Dictionnaire des proverbes (Quitard)/pourceau

pourceau. — Aller de porte en porte comme le pourceau de saint Antoine.

Expression qu’on applique ordinairement à un écornifleur, à un chercheur de franches lippées.

Saint Antoine, abbé, interprétant à la lettre un passage de l’Écriture qui dit que l’Évangile doit être annoncé à toutes les créatures, se crut appelé par là à faire entendre la parole de Dieu aux poissons et aux bêtes des champs et des bois. Il erra, prêchant sur les bords des fleuves et de la mer, au milieu des bruyères et des forêts ; mais son éloquence ne produisit pas le même effet que la lyre d’Orphée. Elle n’attira ni monstre marin, ni tigre, ni lion.
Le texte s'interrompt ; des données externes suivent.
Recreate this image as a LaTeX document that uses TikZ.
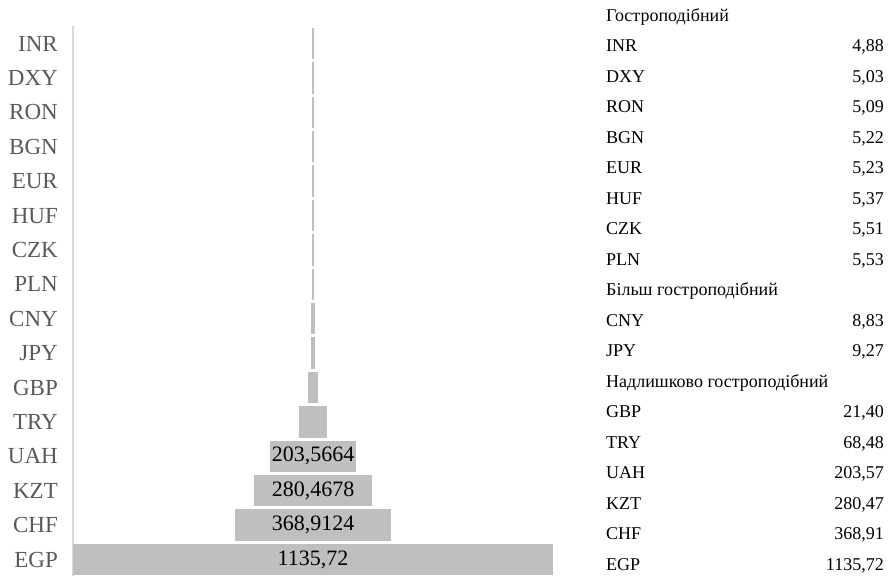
\documentclass[tikz,border=0pt]{standalone}
\usepackage{fontspec}
\setmainfont{Liberation Serif}
\definecolor{barfill}{HTML}{BFBFBF}
\definecolor{axisgray}{HTML}{D9D9D9}
\definecolor{labelgray}{HTML}{595959}
\begin{document}
\begin{tikzpicture}[x=1pt,y=-1pt,
  curlabel/.style={anchor=base east,inner sep=0pt,text=labelgray,font=\fontsize{23}{23}\selectfont},
  barbox/.style={fill=barfill,inner sep=0pt,minimum height=31.5pt,font=\fontsize{22}{22}\selectfont},
  tabtext/.style={anchor=base west,inner sep=0pt,font=\fontsize{18}{18}\selectfont},
  tabval/.style={anchor=base east,inner sep=0pt,font=\fontsize{18}{18}\selectfont}]
\useasboundingbox (0,0) rectangle (893,576);
% left axis
\coordinate (axisTop) at (73,26);
\coordinate (axisBot) at (73,576);
\draw[axisgray,line width=1.3pt] (axisTop)--(axisBot);
% bars, centred on one line
\foreach \name/\v/\lab [count=\i from 0] in {INR/4.88/{},DXY/5.03/{},RON/5.09/{},BGN/5.22/{},EUR/5.23/{},HUF/5.37/{},CZK/5.51/{},PLN/5.53/{},CNY/8.83/{},JPY/9.27/{},GBP/21.40/{},TRY/68.48/{},UAH/203.5664/{203,5664},KZT/280.4678/{280,4678},CHF/368.9124/{368,9124},EGP/1135.72/{1135,72}}{
  \node[barbox,minimum width=0.4226*\v] (bar-\name) at (313,43.5+34.4*\i) {\lab};
  \node[curlabel] (cur-\name) at (58,51+34.4*\i) {\name};
}
% table on the right
\node[tabtext] (head-1) at (606,21) {Гостроподібний};
\node[tabtext] (head-2) at (606,21+30.5*9) {Більш гостроподібний};
\node[tabtext] (head-3) at (606,21+30.5*12) {Надлишково гостроподібний};
\foreach \name/\v/\r in {INR/{4,88}/1,DXY/{5,03}/2,RON/{5,09}/3,BGN/{5,22}/4,EUR/{5,23}/5,HUF/{5,37}/6,CZK/{5,51}/7,PLN/{5,53}/8,CNY/{8,83}/10,JPY/{9,27}/11,GBP/{21,40}/13,TRY/{68,48}/14,UAH/{203,57}/15,KZT/{280,47}/16,CHF/{368,91}/17,EGP/{1135,72}/18}{
  \node[tabtext] (row-\name) at (606,21+30.5*\r) {\name};
  \node[tabval] (val-\name) at (884,21+30.5*\r) {\v};
}
\end{tikzpicture}
\end{document}
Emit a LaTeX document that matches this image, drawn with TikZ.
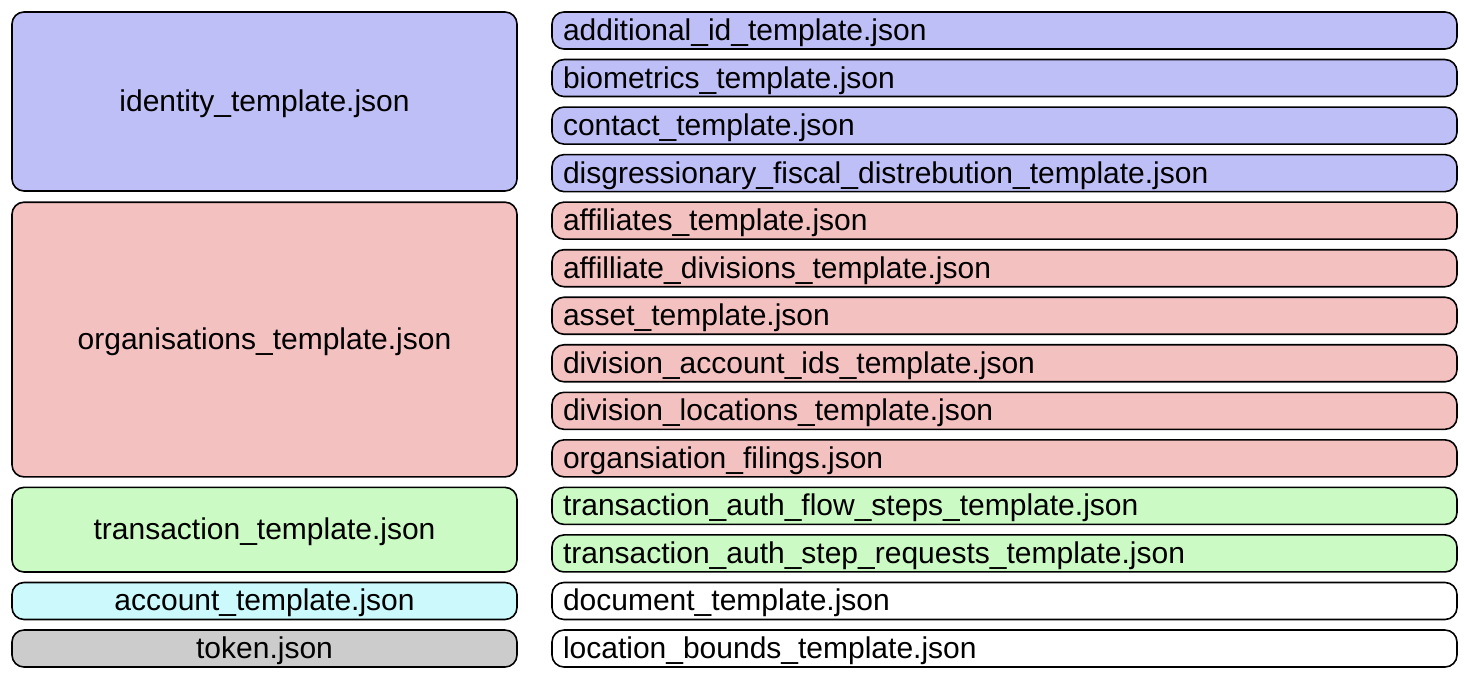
\documentclass[tikz,border=0pt]{standalone}
\usepackage{fontspec}
\setmainfont{Liberation Sans}
\definecolor{cblue}{RGB}{191,191,247}
\definecolor{cpink}{RGB}{244,193,193}
\definecolor{cgreen}{RGB}{204,250,196}
\definecolor{ccyan}{RGB}{204,250,252}
\definecolor{cgrey}{RGB}{204,204,204}
\tikzset{
  base/.style={draw=black, line width=1.6pt, rounded corners=12pt, font=\fontsize{30}{34}\selectfont, inner ysep=0pt, text height=26pt, text depth=6pt},
  leftbox/.style={base, minimum width=505pt, align=center},
  rightbox/.style={base, minimum width=905pt, minimum height=37pt, text width=883pt, inner xsep=11pt, align=left},
}
\begin{document}
\begin{tikzpicture}[x=1pt,y=-1pt]
\useasboundingbox (0,0) rectangle (1466,679);
\def\p{47.54}
% left boxes
\node[leftbox, fill=cblue, minimum height=179pt] (identity) at (264.5,{(12+191)/2}) {identity\_template.json};
\node[leftbox, fill=cpink, minimum height=274.7pt] (org) at (264.5,{(202.2+476.9)/2}) {organisations\_template.json};
\node[leftbox, fill=cgreen, minimum height=84.6pt] (trans) at (264.5,{(487.4+572)/2}) {transaction\_template.json};
\node[leftbox, fill=ccyan, minimum height=37pt] (account) at (264.5,{30.5+12*\p}) {account\_template.json};
\node[leftbox, fill=cgrey, minimum height=37pt] (token) at (264.5,{30.5+13*\p}) {token.json};
% right boxes
\foreach \i/\c/\n/\t in {
 0/cblue/r0/additional\_id\_template.json,
 1/cblue/r1/biometrics\_template.json,
 2/cblue/r2/contact\_template.json,
 3/cblue/r3/disgressionary\_fiscal\_distrebution\_template.json,
 4/cpink/r4/affiliates\_template.json,
 5/cpink/r5/affilliate\_divisions\_template.json,
 6/cpink/r6/asset\_template.json,
 7/cpink/r7/division\_account\_ids\_template.json,
 8/cpink/r8/division\_locations\_template.json,
 9/cpink/r9/organsiation\_filings.json,
 10/cgreen/r10/transaction\_auth\_flow\_steps\_template.json,
 11/cgreen/r11/transaction\_auth\_step\_requests\_template.json,
 12/white/r12/document\_template.json,
 13/white/r13/location\_bounds\_template.json}
{
  \node[rightbox, fill=\c] (\n) at (1004.5,{30.5+\i*\p}) {\t};
}
\end{tikzpicture}
\end{document}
Il ne fut suivi, dans ses pieuses excursions, que par un pourceau. De là vient qu’il a été surnommé en Italie, saint Antoine du porc, santo Antonio del porco, et qu’il a été représenté par les peintres avec ce fidèle compagnon. De là vient aussi que les pourceaux lui ont été consacrés. Toutes les confréries placées sous la protection de ce saint, engraissaient autrefois un grand nombre de ces animaux, dont elles fesaient un commerce considérable. Ils portaient quelque marque pour être reconnus, et parcouraient tranquillement les rues, sans qu’il fût permis de les inquiéter, encore moins de les frapper. On n’avait pas d’autre moyen de les faire sortir des maisons où ils s’introduisaient fort souvent, que de leur jeter quelque mangeaille dehors pour les y attirer. Ils furent supprimés partout, parce qu’ils avaient dévoré plusieurs enfants ; mais ceux de l’abbaye de saint Antoine furent honorablement exceptés, au nombre de douze, qui conservèrent le privilége d’aller de porte en porte avec une clochette au cou.
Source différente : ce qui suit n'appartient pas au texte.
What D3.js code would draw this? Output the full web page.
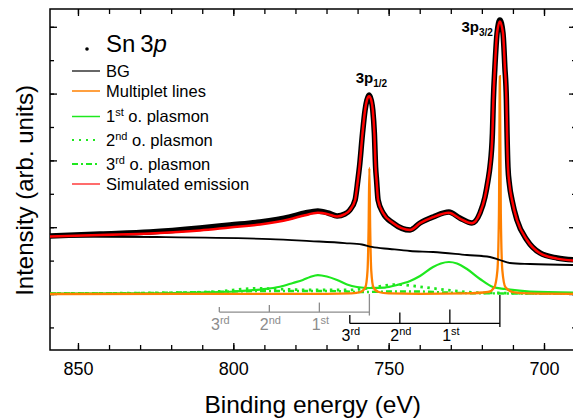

On lit dans le Carpenteriana, qu’il y avait autrefois de bons religieux qu’on appelait pourceaux de saint Antoine, lesquels étaient obligés de faire huit repas par jour par esprit de pénitence. Ces pourceaux, qui s’engraissaient comme les autres à la plus grande gloire de Dieu et aux dépens des fidèles, fesaient consister la piété à montrer jusqu’où la peau humaine peut s’étendre.